As of April 1, 2016, all travelers must have an e-passport to use the VWP.  An e-Passport, denoted by the symbol  , is an enhanced secure passport with an embedded electronic chip. E-Passports are issued by the proper passport issuing authority and must meet international standards for securing and storing information corresponding to the passport and bearer.   

More information can be found on CBP.gov.

DHS and the Department of State are working with VWP countries to implement the new requirements, which will strengthen U.S. security and the security of our partners.

The Visa Waiver Program is a rigorous security partnership that promotes secure travel to the United States, while also facilitating Americans’ travel to VWP partner nations.  No other program enables the U.S. Government to conduct such broad and consequential assessments of foreign security standards and operations.  DHS will continue to strengthen its efforts to ensure that VWP provides for the security and prosperity of the American people.

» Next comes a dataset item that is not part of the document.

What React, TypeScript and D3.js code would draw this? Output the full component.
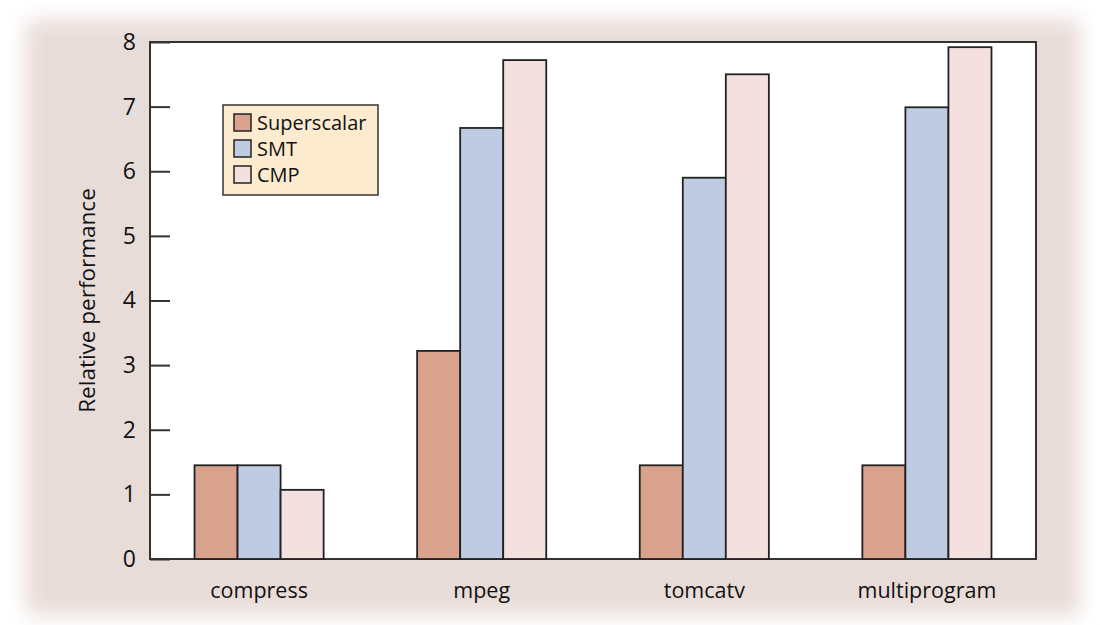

[1] With respect to all references to “country” or “countries” in this document, the Taiwan Relations Act of 1979, Pub. L. No. 96-8, Section 4(b)(1), provides that “[w]henever the laws of the United States refer or relate to foreign countries, nations, states, governments, or similar entities, such terms shall include and such laws shall apply with respect to Taiwan.” 22 U.S.C. § 3303(b)(1). Accordingly, all references to “country” or “countries” in the Visa Waiver Program authorizing legislation, Section 217 of the Immigration and Nationality Act, 8 U.S.C. 1187, are read to include Taiwan. This is consistent with the United States’ one-China policy, under which the United States has maintained unofficial relations with Taiwan since 1979.